> [Task description]: Show all lines holding the string "this".

> [Items]:
<<<<

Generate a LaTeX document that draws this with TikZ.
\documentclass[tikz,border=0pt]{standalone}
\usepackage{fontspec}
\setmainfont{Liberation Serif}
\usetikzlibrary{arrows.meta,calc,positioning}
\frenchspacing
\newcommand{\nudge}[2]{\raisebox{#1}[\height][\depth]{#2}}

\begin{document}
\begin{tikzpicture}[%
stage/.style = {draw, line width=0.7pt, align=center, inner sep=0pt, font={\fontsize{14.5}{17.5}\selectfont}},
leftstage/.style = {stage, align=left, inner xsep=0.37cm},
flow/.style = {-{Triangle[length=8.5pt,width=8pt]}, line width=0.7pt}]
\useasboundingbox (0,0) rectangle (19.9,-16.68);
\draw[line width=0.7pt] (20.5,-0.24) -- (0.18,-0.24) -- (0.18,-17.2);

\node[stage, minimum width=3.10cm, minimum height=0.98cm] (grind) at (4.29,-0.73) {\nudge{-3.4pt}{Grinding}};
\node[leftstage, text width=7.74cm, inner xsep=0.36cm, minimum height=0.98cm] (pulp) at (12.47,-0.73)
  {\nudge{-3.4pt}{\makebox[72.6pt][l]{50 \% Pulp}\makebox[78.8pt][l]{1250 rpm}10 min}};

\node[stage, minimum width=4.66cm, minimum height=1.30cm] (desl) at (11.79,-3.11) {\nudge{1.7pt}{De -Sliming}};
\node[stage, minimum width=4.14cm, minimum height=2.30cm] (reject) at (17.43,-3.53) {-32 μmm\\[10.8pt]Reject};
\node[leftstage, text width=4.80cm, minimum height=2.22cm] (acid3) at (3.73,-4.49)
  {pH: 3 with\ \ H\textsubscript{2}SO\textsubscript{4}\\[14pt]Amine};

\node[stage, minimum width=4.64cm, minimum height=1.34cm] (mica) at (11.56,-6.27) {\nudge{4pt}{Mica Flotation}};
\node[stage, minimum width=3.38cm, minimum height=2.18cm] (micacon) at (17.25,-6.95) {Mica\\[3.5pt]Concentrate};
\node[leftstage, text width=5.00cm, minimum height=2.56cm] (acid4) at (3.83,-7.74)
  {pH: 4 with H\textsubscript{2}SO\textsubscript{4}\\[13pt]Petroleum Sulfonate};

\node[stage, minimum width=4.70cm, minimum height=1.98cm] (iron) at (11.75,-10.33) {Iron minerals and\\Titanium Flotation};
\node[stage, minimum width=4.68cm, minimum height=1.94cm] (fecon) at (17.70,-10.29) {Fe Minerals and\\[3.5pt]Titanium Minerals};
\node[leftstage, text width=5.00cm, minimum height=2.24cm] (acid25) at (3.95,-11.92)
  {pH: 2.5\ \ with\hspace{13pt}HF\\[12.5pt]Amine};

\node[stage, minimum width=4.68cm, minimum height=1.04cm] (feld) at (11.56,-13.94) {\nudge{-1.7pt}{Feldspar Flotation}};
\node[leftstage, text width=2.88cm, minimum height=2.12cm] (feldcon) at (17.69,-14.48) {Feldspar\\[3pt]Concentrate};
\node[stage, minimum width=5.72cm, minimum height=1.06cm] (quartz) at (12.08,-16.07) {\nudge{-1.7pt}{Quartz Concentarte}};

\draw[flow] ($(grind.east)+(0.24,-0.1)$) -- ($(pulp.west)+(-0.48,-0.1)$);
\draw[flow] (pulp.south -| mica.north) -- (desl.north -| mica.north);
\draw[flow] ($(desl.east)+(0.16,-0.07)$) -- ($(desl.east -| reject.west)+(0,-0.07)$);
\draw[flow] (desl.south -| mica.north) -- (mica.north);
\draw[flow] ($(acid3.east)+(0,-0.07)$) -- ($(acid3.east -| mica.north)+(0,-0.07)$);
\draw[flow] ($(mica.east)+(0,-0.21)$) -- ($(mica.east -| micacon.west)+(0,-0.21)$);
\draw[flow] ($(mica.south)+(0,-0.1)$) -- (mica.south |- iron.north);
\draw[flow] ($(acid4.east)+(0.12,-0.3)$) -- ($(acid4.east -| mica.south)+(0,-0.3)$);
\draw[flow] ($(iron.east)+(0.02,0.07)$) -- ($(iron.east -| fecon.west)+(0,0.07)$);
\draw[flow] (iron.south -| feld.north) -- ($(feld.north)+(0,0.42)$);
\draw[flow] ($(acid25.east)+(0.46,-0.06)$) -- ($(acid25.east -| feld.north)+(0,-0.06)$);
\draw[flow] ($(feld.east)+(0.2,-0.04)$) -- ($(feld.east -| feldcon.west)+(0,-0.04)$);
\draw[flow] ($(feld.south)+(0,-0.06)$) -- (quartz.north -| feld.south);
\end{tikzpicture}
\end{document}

>>>>
<<<<

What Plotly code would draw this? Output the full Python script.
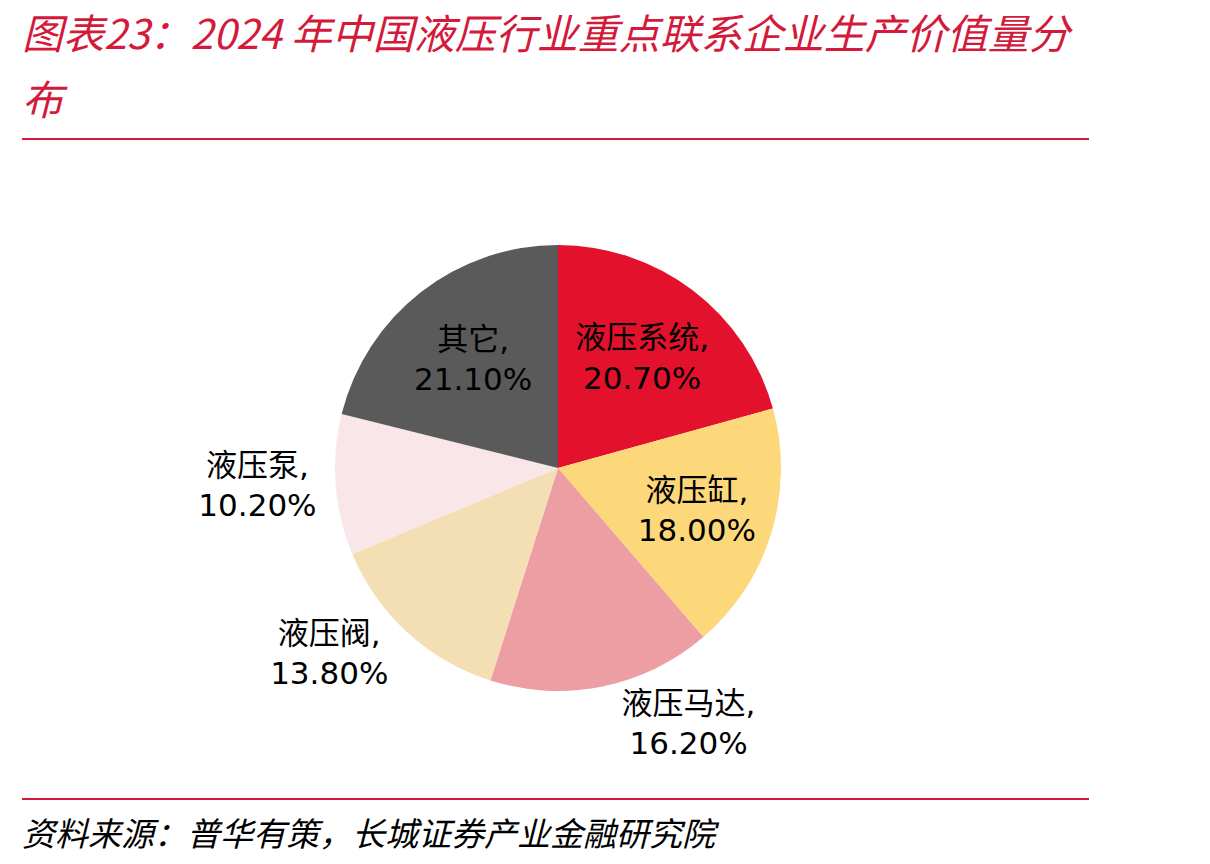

>>>>

> [The reply]:
Generate a LaTeX document that draws this with TikZ.
What Plotly code would draw this? Output the full Python script.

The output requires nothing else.